▸ Instruction: Wherever a line in the data below holds "this", copy that line.

[START Supplied material]

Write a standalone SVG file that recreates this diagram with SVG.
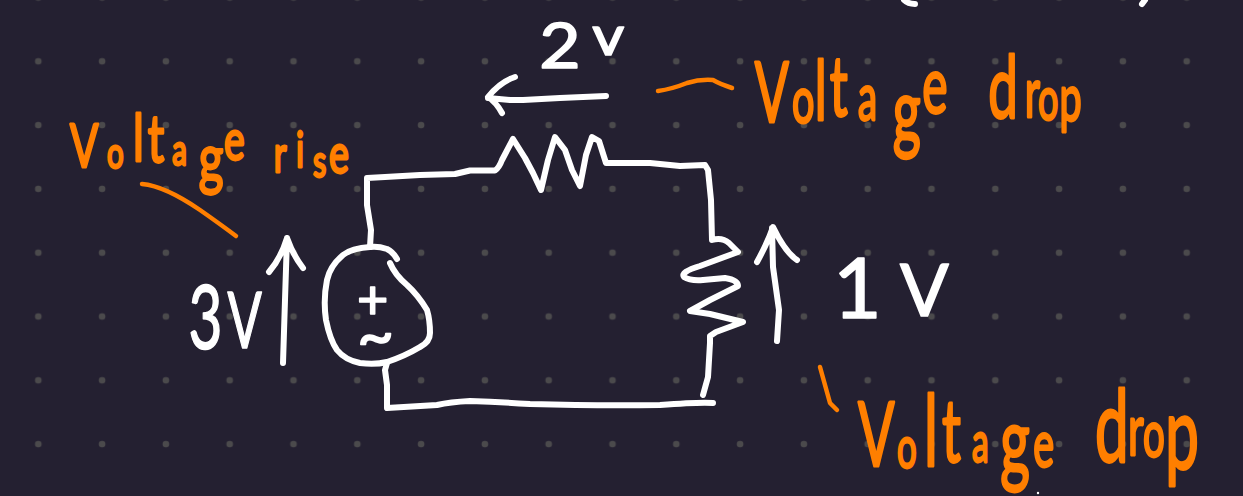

[END Supplied material]
[START Supplied material]

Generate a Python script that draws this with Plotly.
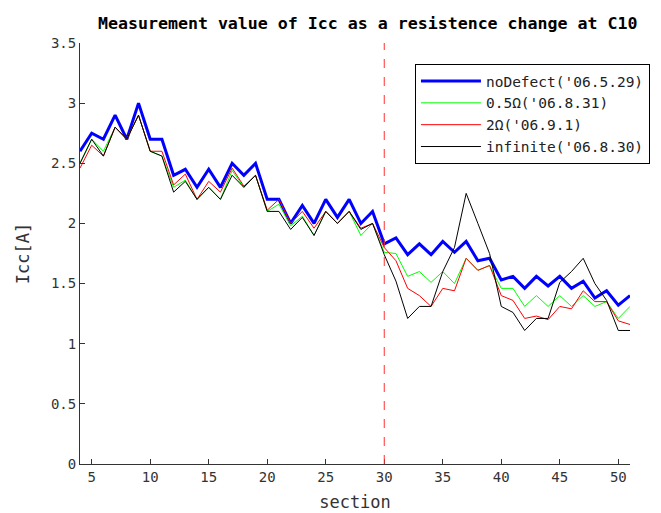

[END Supplied material]
[START Supplied material]

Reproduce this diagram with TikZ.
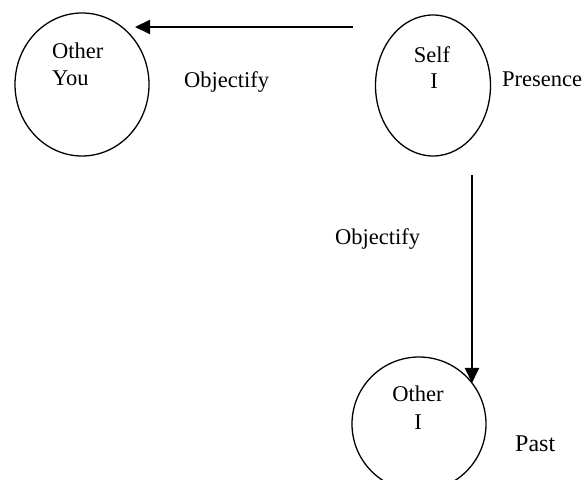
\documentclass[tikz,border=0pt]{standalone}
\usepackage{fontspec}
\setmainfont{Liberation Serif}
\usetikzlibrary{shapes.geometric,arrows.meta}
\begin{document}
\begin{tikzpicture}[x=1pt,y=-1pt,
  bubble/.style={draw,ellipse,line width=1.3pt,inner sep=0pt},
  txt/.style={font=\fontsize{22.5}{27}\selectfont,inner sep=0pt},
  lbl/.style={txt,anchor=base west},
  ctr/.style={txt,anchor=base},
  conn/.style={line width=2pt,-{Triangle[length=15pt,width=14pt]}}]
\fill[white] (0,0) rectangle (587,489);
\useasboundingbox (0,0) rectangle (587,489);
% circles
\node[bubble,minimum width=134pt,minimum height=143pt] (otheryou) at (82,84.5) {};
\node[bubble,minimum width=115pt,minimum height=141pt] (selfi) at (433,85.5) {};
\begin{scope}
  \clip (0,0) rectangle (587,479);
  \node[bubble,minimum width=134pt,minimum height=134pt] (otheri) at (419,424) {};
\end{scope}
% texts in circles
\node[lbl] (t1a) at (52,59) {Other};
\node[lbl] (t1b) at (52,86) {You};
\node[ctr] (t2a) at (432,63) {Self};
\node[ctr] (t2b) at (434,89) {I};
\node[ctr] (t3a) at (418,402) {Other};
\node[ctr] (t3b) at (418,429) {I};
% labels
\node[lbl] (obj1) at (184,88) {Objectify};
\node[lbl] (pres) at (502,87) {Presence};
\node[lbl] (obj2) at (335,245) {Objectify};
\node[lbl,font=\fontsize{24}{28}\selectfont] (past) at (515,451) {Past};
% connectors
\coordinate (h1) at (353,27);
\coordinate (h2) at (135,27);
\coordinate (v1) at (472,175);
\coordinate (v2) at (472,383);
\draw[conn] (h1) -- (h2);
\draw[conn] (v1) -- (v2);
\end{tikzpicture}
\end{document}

[END Supplied material]

▸ Task answer:
Write a standalone SVG file that recreates this diagram with SVG.
Generate a Python script that draws this with Plotly.
Reproduce this diagram with TikZ.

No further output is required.